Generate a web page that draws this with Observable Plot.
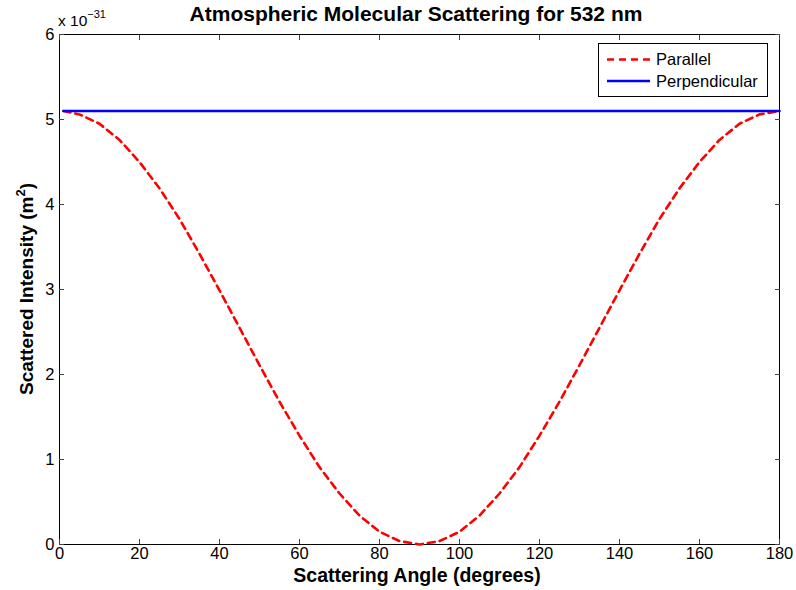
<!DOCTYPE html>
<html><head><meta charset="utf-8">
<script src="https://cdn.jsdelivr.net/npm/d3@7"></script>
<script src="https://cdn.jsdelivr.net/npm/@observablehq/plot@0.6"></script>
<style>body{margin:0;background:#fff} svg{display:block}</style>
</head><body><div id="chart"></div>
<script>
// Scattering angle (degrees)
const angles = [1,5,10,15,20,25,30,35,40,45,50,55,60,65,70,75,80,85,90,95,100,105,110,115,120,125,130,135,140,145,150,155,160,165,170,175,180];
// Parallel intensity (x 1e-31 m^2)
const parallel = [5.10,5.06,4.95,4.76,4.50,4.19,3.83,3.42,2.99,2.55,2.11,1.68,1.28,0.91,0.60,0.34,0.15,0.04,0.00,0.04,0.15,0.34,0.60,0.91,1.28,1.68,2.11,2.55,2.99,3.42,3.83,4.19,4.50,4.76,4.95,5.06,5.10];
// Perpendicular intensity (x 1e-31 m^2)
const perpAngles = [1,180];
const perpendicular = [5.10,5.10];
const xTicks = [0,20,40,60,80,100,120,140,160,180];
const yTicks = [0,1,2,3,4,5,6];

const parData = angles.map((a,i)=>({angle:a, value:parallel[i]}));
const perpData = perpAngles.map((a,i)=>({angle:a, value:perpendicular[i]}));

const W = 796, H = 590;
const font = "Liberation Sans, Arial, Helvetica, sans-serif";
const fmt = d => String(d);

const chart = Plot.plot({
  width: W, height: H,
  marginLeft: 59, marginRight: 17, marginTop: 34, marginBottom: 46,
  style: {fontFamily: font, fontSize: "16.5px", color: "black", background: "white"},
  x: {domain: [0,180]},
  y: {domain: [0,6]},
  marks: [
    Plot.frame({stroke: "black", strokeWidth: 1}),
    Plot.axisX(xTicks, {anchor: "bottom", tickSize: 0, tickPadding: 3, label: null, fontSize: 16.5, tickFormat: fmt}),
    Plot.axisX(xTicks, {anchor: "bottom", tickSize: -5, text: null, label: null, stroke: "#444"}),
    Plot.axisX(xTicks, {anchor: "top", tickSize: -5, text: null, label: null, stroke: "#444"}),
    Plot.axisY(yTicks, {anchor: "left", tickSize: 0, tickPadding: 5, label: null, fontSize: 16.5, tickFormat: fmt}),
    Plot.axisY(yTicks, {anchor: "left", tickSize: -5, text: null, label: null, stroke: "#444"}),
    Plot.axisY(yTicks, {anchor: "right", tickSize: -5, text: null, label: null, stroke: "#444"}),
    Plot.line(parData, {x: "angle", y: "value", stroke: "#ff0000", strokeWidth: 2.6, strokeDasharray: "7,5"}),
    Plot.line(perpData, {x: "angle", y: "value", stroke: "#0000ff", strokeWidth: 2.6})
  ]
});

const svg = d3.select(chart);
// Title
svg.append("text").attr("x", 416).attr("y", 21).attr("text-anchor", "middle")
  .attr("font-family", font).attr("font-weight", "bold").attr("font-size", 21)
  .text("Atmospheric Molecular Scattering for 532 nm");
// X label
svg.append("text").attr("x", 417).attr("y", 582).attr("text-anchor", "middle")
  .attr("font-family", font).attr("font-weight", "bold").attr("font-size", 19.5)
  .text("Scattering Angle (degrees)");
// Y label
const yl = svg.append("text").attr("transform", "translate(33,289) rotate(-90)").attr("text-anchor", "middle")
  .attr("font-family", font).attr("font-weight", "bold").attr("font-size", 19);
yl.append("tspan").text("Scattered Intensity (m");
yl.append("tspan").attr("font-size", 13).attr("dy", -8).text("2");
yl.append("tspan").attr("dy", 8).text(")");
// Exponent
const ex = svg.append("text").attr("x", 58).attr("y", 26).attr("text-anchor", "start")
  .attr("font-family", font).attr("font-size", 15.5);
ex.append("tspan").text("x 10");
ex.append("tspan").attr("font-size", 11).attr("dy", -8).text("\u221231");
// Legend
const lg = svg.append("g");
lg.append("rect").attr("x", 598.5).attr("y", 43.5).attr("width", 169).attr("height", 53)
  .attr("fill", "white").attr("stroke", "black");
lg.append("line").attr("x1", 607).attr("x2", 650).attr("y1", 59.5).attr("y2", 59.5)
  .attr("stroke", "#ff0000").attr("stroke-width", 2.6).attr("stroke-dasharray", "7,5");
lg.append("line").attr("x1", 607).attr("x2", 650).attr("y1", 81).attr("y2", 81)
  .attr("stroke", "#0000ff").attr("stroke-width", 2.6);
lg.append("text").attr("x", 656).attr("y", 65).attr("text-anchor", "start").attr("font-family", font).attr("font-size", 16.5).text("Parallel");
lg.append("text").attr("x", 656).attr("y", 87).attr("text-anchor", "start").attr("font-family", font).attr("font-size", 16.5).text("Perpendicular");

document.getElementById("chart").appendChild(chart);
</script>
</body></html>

#####

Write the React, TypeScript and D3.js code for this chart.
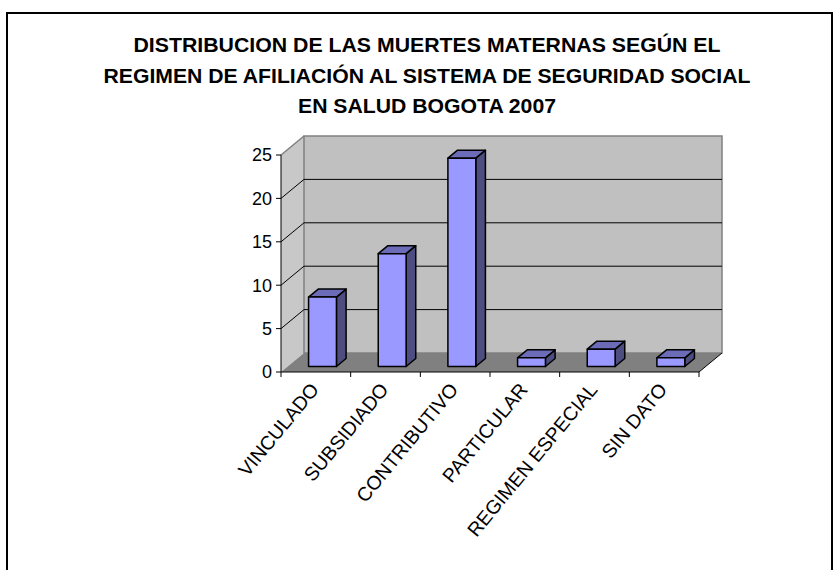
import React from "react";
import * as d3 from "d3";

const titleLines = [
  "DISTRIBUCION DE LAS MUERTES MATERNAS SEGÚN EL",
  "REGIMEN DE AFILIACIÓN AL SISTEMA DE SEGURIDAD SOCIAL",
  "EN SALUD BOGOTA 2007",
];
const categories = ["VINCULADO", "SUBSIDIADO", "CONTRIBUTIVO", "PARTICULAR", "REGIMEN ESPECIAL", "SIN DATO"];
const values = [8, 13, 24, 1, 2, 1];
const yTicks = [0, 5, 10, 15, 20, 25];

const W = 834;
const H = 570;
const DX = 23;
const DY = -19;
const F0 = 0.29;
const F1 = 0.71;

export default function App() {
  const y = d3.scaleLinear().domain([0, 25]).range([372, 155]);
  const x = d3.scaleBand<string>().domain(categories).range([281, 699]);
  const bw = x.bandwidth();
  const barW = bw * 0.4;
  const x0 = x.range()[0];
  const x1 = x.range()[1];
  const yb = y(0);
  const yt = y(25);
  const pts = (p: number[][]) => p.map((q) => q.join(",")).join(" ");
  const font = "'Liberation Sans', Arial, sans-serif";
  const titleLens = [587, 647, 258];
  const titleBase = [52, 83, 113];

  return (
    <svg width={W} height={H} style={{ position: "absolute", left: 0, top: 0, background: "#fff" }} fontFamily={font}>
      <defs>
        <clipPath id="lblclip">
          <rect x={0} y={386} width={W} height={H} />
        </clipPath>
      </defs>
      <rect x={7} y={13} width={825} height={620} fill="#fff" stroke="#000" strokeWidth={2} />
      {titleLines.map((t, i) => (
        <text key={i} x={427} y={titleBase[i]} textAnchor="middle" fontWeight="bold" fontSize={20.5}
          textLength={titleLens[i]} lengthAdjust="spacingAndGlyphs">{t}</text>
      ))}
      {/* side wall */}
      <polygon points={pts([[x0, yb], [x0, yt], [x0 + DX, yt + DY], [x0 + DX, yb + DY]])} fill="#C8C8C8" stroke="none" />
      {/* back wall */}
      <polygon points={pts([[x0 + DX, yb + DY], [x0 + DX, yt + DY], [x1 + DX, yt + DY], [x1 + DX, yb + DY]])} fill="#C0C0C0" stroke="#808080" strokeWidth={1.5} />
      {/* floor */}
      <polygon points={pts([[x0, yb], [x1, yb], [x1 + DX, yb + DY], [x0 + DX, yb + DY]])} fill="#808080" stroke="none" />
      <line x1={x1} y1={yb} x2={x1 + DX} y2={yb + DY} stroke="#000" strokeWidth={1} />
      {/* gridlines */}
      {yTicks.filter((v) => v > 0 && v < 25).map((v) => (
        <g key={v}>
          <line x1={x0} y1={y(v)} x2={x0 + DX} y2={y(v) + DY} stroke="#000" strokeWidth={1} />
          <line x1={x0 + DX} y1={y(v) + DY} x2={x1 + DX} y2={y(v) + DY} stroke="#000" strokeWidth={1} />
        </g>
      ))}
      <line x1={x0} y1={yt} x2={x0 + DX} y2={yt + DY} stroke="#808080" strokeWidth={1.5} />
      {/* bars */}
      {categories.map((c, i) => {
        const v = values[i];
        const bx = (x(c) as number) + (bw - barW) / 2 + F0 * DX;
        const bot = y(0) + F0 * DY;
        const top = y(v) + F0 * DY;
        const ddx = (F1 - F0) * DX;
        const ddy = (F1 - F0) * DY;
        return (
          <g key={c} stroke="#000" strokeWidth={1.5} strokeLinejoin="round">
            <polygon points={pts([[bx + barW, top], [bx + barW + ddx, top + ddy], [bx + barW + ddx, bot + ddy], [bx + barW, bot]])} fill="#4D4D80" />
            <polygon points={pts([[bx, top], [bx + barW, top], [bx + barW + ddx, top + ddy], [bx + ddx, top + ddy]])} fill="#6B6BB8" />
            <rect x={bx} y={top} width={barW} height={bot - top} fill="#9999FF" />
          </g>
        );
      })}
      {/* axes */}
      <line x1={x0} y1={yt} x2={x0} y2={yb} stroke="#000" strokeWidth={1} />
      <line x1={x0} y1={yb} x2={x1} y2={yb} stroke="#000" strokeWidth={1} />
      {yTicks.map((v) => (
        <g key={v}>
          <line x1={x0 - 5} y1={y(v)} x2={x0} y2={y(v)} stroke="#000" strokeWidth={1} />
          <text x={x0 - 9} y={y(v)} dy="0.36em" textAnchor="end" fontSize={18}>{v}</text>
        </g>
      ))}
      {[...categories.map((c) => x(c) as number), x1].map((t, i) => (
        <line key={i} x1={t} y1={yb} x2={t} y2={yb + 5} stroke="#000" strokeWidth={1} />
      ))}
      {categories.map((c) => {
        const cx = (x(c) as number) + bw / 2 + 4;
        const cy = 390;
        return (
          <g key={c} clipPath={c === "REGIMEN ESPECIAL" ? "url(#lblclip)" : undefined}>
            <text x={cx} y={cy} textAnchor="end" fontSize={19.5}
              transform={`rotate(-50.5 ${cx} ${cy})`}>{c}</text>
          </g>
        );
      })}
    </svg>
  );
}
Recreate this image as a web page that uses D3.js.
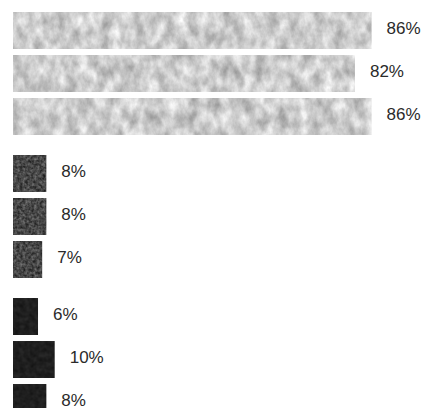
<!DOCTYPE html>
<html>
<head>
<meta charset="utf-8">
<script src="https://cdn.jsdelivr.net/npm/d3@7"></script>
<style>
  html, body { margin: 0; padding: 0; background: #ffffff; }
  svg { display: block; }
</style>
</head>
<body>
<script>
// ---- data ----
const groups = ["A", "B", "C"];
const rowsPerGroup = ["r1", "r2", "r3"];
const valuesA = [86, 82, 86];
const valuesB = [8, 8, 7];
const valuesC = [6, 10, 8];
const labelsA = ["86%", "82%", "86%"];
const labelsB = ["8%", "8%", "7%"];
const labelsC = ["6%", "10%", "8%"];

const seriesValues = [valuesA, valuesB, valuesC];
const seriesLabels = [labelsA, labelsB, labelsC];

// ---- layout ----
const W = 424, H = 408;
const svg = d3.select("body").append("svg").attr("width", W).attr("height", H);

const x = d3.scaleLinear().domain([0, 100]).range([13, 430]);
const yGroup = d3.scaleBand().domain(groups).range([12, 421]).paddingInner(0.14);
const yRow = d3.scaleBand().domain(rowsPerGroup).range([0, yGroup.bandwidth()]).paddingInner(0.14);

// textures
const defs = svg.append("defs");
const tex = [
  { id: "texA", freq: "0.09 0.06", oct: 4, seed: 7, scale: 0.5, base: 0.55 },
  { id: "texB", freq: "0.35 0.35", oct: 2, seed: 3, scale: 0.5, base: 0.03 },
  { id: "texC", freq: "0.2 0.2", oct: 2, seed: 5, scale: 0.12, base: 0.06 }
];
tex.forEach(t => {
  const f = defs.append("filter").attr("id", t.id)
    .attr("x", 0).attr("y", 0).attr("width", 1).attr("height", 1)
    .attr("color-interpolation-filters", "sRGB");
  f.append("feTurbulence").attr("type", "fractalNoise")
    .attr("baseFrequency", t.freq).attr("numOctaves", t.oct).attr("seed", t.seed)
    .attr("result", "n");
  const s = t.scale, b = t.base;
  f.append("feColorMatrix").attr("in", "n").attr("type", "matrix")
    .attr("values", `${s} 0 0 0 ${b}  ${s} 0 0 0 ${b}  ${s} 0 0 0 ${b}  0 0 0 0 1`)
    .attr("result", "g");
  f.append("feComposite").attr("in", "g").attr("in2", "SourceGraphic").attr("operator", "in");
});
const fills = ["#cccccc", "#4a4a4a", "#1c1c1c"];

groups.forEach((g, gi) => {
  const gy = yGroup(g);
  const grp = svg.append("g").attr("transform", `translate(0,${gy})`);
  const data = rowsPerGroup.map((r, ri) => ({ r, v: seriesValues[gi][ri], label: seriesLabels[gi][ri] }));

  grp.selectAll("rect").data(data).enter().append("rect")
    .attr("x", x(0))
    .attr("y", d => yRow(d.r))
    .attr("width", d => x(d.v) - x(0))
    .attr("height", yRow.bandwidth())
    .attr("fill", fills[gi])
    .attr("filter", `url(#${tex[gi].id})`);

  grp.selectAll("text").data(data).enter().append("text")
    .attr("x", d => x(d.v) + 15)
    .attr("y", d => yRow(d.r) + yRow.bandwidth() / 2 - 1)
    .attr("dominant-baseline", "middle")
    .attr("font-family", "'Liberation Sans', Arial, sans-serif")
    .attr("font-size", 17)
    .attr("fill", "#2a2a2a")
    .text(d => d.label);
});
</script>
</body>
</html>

#####

REQUEST | Only the number is required: the count of lines containing the word "React".

FINAL RESULT | 2